0

So I don't think this has been asked before, but SO search might just be getting confused by combinations of 'ratio' and 'faceting'. I'm trying to calculate a productivity ratio; number of widgets produced for number of workers on a given day or period. I've got my data structured in a single data frame, with each widget produced each day by each worker in it's own record, and other workers that worked that day but didn't produce a widget also in their own record, along with various metadata.

Something like this:

widget_ind employee_active_ind employee_id day product_type employee_bu
1 1 123 6/1/2021 pc americas
0 1 234 6/1/2021 mac emea
0 1 345 6/1/2021 mac apac
1 1 444 6/1/2021 mac americas
1 1 333 6/1/2021 pc emea
0 1 356 6/1/2021 pc americas

I'm trying to find the ratio of widget_inds to employee_active_inds, over time, while retaining the metadata, so that i can filter or facet within the ggplot2 code, something like:

plot <- ggplot(data = df[df$employee_bu == 'americas',],aes(y = (widget_ind/employee_active_ind), x = day)) +
  geom_bar(stat = 'identity', position = 'stack') +
  facet_wrap(product_type ~ ., scales = 'fixed') +  #change these to look at different cuts of metadata

print(plot)

Retaining the metadata is appealing rather than making individual dataframes summarizing by the various combinations, but the results with no faceting aren't even correct (e.g. the ggplot is showing a barchart with a height of ~18 widgets per person; creating a summarized dataframe with no faceting is showing a ratio of less than 1 widget per person).

I'm currently getting this error when I run the ggplot code:

Warning message:
Removed 9865 rows containing missing values (geom_bar). 

Which doesn't make sense since in my data frame both widget_ind and employee_active_ind have no NA values, so calculating the ratio of the two should always work?

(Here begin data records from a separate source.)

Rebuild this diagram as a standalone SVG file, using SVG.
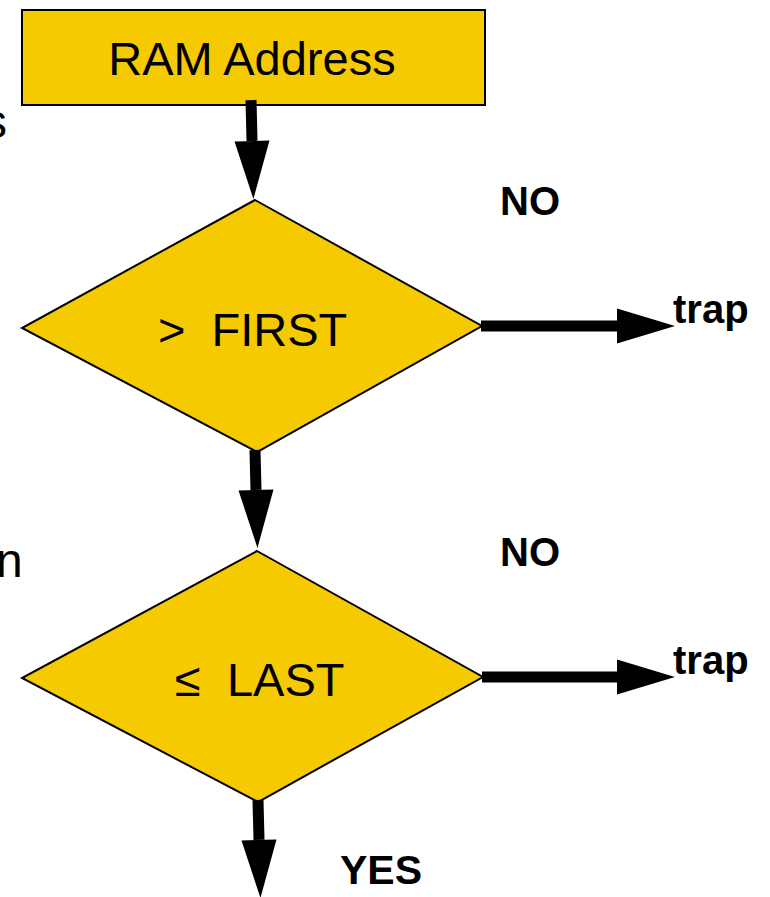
<svg xmlns="http://www.w3.org/2000/svg" width="770" height="897" viewBox="0 0 770 897">
  <style>
    .box { fill: #F6CA00; stroke: #000; stroke-width: 2; }
    .label { font-family: "Liberation Sans", Arial, sans-serif; font-size: 47px; fill: #000; }
    .tag { font-family: "Liberation Sans", Arial, sans-serif; font-size: 40px; font-weight: bold; fill: #000; }
    .side { font-family: "Liberation Sans", Arial, sans-serif; font-size: 48px; fill: #000; }
    .flow { stroke: #000; stroke-width: 11; fill: none; marker-end: url(#head); }
  </style>
  <defs>
    <marker id="head" markerUnits="userSpaceOnUse" markerWidth="58" markerHeight="35" refX="0" refY="17.5" orient="auto" overflow="visible">
      <path d="M0,0 L58,17.5 L0,35 Z" fill="#000"/>
    </marker>
  </defs>

  <rect width="770" height="897" fill="#fff"/>

  <!-- text running in from the left margin -->
  <text class="side" x="7" y="138" text-anchor="end">s</text>
  <text class="side" x="-4" y="577">n</text>

  <g id="ram-address">
    <rect class="box" x="22" y="10" width="463" height="95"/>
    <text class="label" x="252" y="75" text-anchor="middle">RAM Address</text>
  </g>

  <g id="check-first">
    <polygon class="box" points="255,200 482,326 257,452 22,328"/>
    <text class="label" x="158" y="346" xml:space="preserve">&gt;  FIRST</text>
  </g>

  <g id="check-last">
    <polygon class="box" points="257,551 483,677 258,802 22,678"/>
    <text class="label" x="175" y="696" xml:space="preserve">≤  LAST</text>
  </g>

  <g id="connectors">
    <line class="flow" x1="251" y1="100" x2="252" y2="141"/>
    <line class="flow" x1="255" y1="450" x2="256" y2="490"/>
    <line class="flow" x1="258" y1="800" x2="259" y2="840"/>
    <line class="flow" x1="481" y1="326" x2="617" y2="326"/>
    <line class="flow" x1="482" y1="677" x2="617" y2="677"/>
  </g>

  <g id="labels">
    <text class="tag" x="500" y="215">NO</text>
    <text class="tag" x="673" y="323">trap</text>
    <text class="tag" x="500" y="566">NO</text>
    <text class="tag" x="673" y="674">trap</text>
    <text class="tag" x="340" y="884" style="font-size:41px">YES</text>
  </g>
</svg>
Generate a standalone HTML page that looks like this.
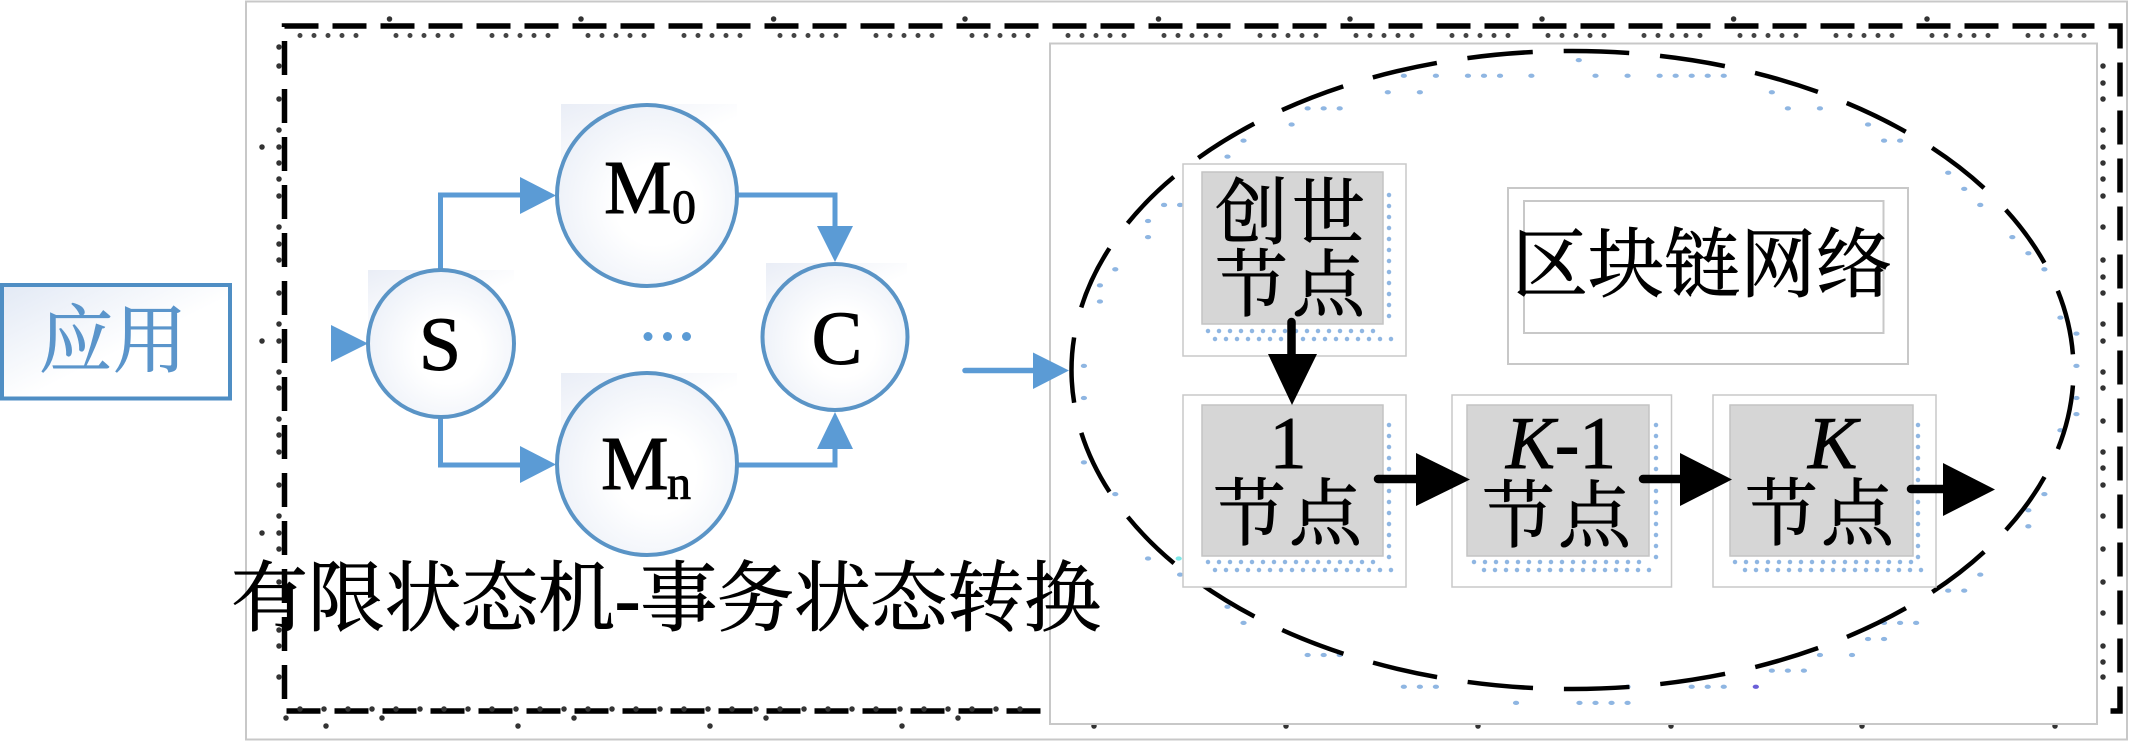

Edit 1: Clarifying employee_active_ind: I should not have any employee_active_ind = 0, but my current joins produce them (and it passes the reality sniff test; the process we are trying to model allows you to do work on day 1 that results in a widget on day 2, where you may not do any work, so wouldn't be counted as active on that day). I think I need to re-think my data structure. Even so, I'm assuming here that ggplot2 is acting like it would for a given bar chart; it's taking the number in each widget_ind record, for a given day (along with any facets and filters), and is then summing that set and displaying the result. The wrinkle I'm adding is dividing by the number of active employees on that day, and while you can have some one out on a given day, you'd never have everyone out. But that isn't what ggplot is doing is it?

jhunter
  • 9
  • 2
  • 1
    You should just use ggplot for plotting, not calculating values since you don't have that much control. Please share your data in a [reproducible format](https://stackoverflow.com/questions/5963269/how-to-make-a-great-r-reproducible-example) like a `dput()` so we can copy/paste into R for testing. What values would you expect to plot for the sample data? Do you have values of `employee_active_ind` that are 0? – MrFlick Jun 18 '21 at 21:46

1 Answers1

0

I agree with MrFlick - especially the question concerning employee_active_ind of 0. If you have them, this could create NA values where something is divided by 0.